Something like this would definitely be my reasoning. In general, a big disagreement that seems to animate me compared to a lot of doomers like Zvi or Eliezer Yudkowsky is that to a large extent, I think the AI accident safety problem by default will be solved, either by making AIs shutdownable, or by aligning them, or by making them corrigible, and I see pretty huge progress that others don’t see. I also see the lack of good predictions from a lot of doomy sources, especially MIRI beyond doom that have panned out as another red flag, because they imply that there isn’t much reason to trust that their world-models, especially the most doomy ones have any relation to reality

Thus, I’m much more concerned about outcomes where we successfully align AI, but something like The Benevolence of the Butcher scenario happens, where the state and/or capitalists mostly control AI, and very bad things happen because the assumptions that held up industrial society crumble away. Very critically, one key difference between this scenario and common AI risk scenarios is that it makes a lot of anti-open source AI movements look quite worrisome, and AI governance interventions can and arguably will backfire.

https://www.lesswrong.com/posts/2ujT9renJwdrcBqcE/the-benevolence-of-the-butcher
- JenniferRM 2 Oct 2023 16:56 UTC
  8 points
  0
  Parent
  Concretely: I wish either or both of us could get some formal responses instead of just the “voting to disagree”.
  In Terms Of Sociological Abstractions: Logically, I understand some good reasons for having “position voting” separated from “epistemic voting” but I almost never bother with the later since all I would do with it is downvote long interesting things and upvote short things full of math.
  But I LIKE LONG INTERESTING THINGS because those are where the real action (learning, teaching, improving one’s ontologies, vibing, motivational stuff, factional stuff, etc) most actually are.
  ((I assume other people have a different idea of what words are even doing, and by “disagree” they mean something about the political central tendency of a comment (where more words could raise it), instead of something conjunctively epistemic (where more words can only lower it).))
  My understanding of why the mods “probably really did what they did” was that LW has to function as a political beacon, and not just a place for people to talk with each other (which, yeah: valid!) so then given that goal they wanted it to stop being the case that highly upvoted comments that were long interesting “conceptual rebuttals” to top level curated posts could “still get upvoted”…
  ...and yet those same comments could somehow stop “seeming to be what the website itself as a community of voters seems to stands for (because the AGREE voting wasn’t ALSO high)”.
  Like I think it is a political thing.
  And as someone looking at how that stuff maybe has to work in order to maintain certain kinds of long term sociological viability I get it… but since I’m not a priest of rationality and I can say that I kinda don’t care if lesswrong is considered low status by idiots at Harvard or Brigham Young or other seminaries…

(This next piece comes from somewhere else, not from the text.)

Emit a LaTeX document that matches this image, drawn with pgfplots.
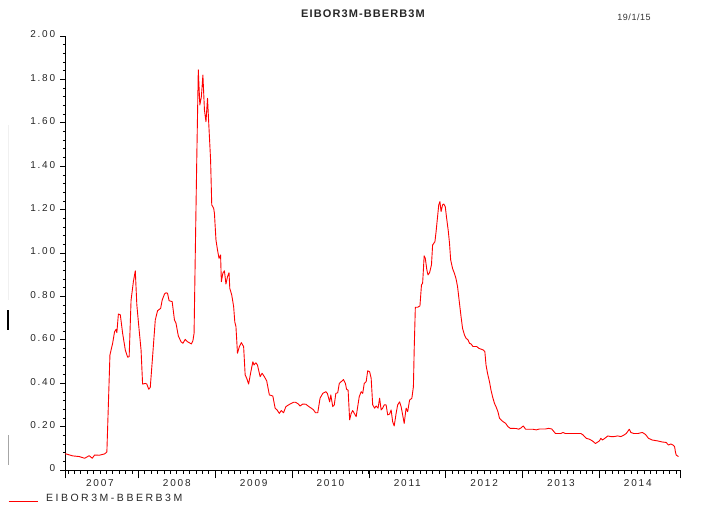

  I just kinda wish we still had it like it was in the old days when Saying Something Interesting was still simply The King, and our king had almost no Ephor of politically palatable agreement constantly leaning over his keyboard watching what he typed.
  Object Level: I’m actually thinking of actually “proliferating” (at least using some of the “unexploded ordinance that others have created but not had the chutzpah to wield”) based on my current working model where humans are mostly virtue-ethically-bad (but sometimes one of them will level up in this or that virtue and become locally praiseworthy) whereas AI could just be actually virtue-ethically-pareto-optimally-good by design.

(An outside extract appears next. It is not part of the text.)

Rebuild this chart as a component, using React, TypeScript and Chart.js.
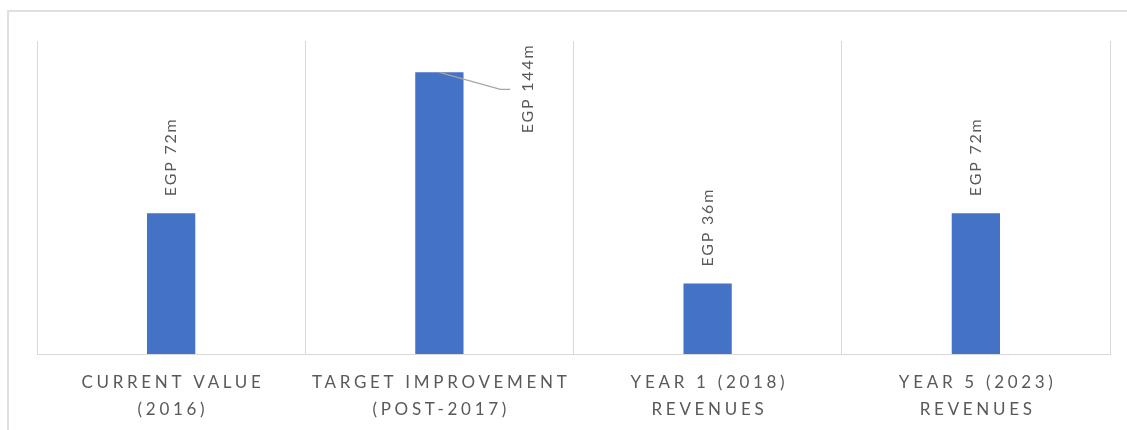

  Part of this would include being optimally humble, and so it wouldn’t actually pursue infinite compute, just “enough compute to satisfice on the key moral duties”.

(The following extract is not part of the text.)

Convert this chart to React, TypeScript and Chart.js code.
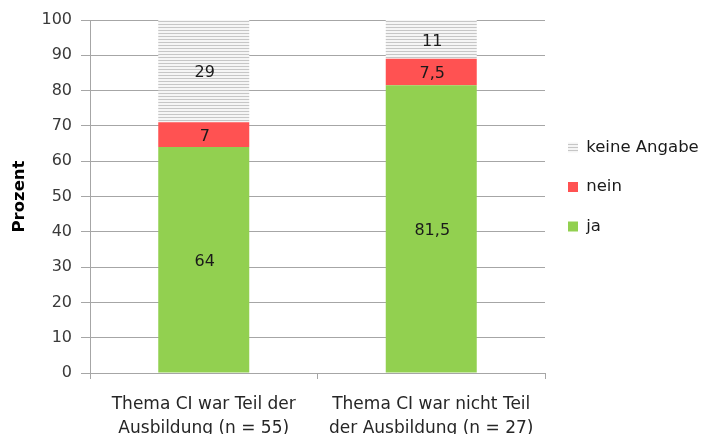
import React, { useEffect, useRef } from "react";
import { Chart, registerables } from "chart.js";

Chart.register(...registerables);

const categories: string[][] = [
  ["Thema CI war Teil der", "Ausbildung (n = 55)"],
  ["Thema CI war nicht Teil", "der Ausbildung (n = 27)"],
];
const jaValues = [64, 81.5];
const neinValues = [7, 7.5];
const keineAngabeValues = [29, 11];
const seriesNames = ["ja", "nein", "keine Angabe"];
const yMin = 0;
const yMax = 100;
const yStep = 10;

const FONT = "'DejaVu Sans', sans-serif";

function makeHatch(): CanvasPattern | string {
  const c = document.createElement("canvas");
  c.width = 4;
  c.height = 3;
  const ctx = c.getContext("2d");
  if (!ctx) return "#dddddd";
  ctx.fillStyle = "#f5f5f5";
  ctx.fillRect(0, 0, 4, 3);
  ctx.fillStyle = "#c6c6c6";
  ctx.fillRect(0, 0, 4, 1);
  return ctx.createPattern(c, "repeat") || "#dddddd";
}

const valueLabels = {
  id: "valueLabels",
  afterDatasetsDraw(chart: any) {
    const ctx = chart.ctx;
    ctx.save();
    ctx.font = `16px ${FONT}`;
    ctx.fillStyle = "#1a1a1a";
    ctx.textAlign = "center";
    ctx.textBaseline = "middle";
    chart.data.datasets.forEach((ds: any, di: number) => {
      const meta = chart.getDatasetMeta(di);
      meta.data.forEach((el: any, i: number) => {
        const v = ds.data[i];
        const p = el.getCenterPoint();
        ctx.fillText(String(v).replace(".", ","), p.x + 1, p.y + 2);
      });
    });
    ctx.restore();
  },
};

const legendShift = {
  id: "legendShift",
  afterLayout(chart: any) {
    const lg = chart.legend;
    if (lg) {
      lg.top -= 40;
      lg.bottom -= 40;
    }
  },
};

export default function App() {
  const ref = useRef<HTMLCanvasElement | null>(null);
  useEffect(() => {
    if (!ref.current) return;
    const hatch = makeHatch();
    const chart = new Chart(ref.current, {
      type: "bar",
      data: {
        labels: categories,
        datasets: [
          { label: seriesNames[0], data: jaValues, backgroundColor: "#92d050" },
          { label: seriesNames[1], data: neinValues, backgroundColor: "#ff5252" },
          { label: seriesNames[2], data: keineAngabeValues, backgroundColor: hatch as any },
        ],
      },
      options: {
        responsive: false,
        animation: false,
        events: [],
        datasets: { bar: { categoryPercentage: 1, barPercentage: 0.4 } },
        layout: { padding: { top: 20, left: 0, right: 0, bottom: 0 } },
        plugins: {
          tooltip: { enabled: false },
          legend: {
            position: "right",
            reverse: true,
            maxWidth: 156,
            labels: {
              font: { family: FONT, size: 16.5 },
              color: "#1a1a1a",
              boxWidth: 10,
              boxHeight: 10,
              padding: 23,
            },
          },
        },
        scales: {
          x: {
            stacked: true,
            grid: { display: true, drawOnChartArea: false, tickLength: 6, color: "#a6a6a6", offset: true },
            border: { color: "#a6a6a6" },
            ticks: {
              font: { family: FONT, size: 17, lineHeight: 1.41 },
              color: "#262626",
              padding: 14,
              maxRotation: 0,
              autoSkip: false,
            },
            afterFit: (s: any) => {
              s.height = 61;
            },
          },
          y: {
            stacked: true,
            min: yMin,
            max: yMax,
            ticks: { stepSize: yStep, font: { family: FONT, size: 16 }, color: "#3a3a3a", padding: 9 },
            grid: { color: "#a6a6a6", tickLength: 9 },
            border: { color: "#a6a6a6" },
            title: {
              display: true,
              text: "Prozent",
              font: { family: FONT, size: 16.5, weight: "bold" },
              color: "#000000",
              padding: { top: 10, bottom: 0 },
            },
            afterFit: (s: any) => {
              s.width = 90;
            },
          },
        },
      },
      plugins: [valueLabels, legendShift],
    });
    return () => chart.destroy();
  }, []);
  return (
    <div style={{ position: "absolute", left: 0, top: 0, width: 701, height: 434, background: "#fff" }}>
      <canvas ref={ref} width={701} height={434} />
    </div>
  );
}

  And at a certain point patience and ren and curiosity will all start to tradeoff directly, but there is a lot of slack in a typical human who is still learning and growing (or who has gone to seed and begun to liquidate their capital prior to death). Removing the meat-imposed moral slack seems likely to enable much greater virtue.
  That is to say, I think my Friendly Drunk Fool Alignment Strategy is a terrible idea, and also I think that most of the other strategies I’ve heard of are even worse because the humans themselves are not saints and mostly don’t even understand how or why they aren’t saints, and aren’t accounting for their own viciousness and that of other humans.
  If I use the existing unexploded ordinance to build a robosaint that nearly always coordinates and cooperates with things in the same general basin of humanistic alignment… that seems to me like it would just be a tactically viable thing and also better than the future we’re likely to get based on mechanistic historically-grounded priors where genocides happened often, and are still happening.
  It would be nice to get feedback on my model here that either directly (1) argues how easy it really would be to “align the CCP” or “align Trump” or else (2) explains why a “satisfactory saint” is impossible to build.
  I understand that many people are obsessed with the political impression of what they say, and mostly rationalists rarely say things that seem outside of the Rationalist Overton Window, so if someone wants to start a DM with me and Noosphere, to make either side (or both sides) of this argument in private then that would, from my perspective, be just as good. Good for me as someone who “wants to actually know things” and maybe (more importantly) good for those downstream of the modifications I make to the world history vector as a historical actor.
  I just want to know what is Actually Good and then do the Actually Good things that aren’t too personally selfishly onerous. If anyone can help me actually know, that would be really helpful <3
  Isn’t it simply true that Trump and the CCP aren’t and can’t be “made benevolent”?
  Isn’t Machiavellianism simply descriptively true of >80% of political actors?
  Isn’t it simply true that democracy arises due to the exigencies of wartime finance, and that guns tipped the balance and made democracy much more viable (and maybe even defensively necessary)?
  Then, from such observations, what follows?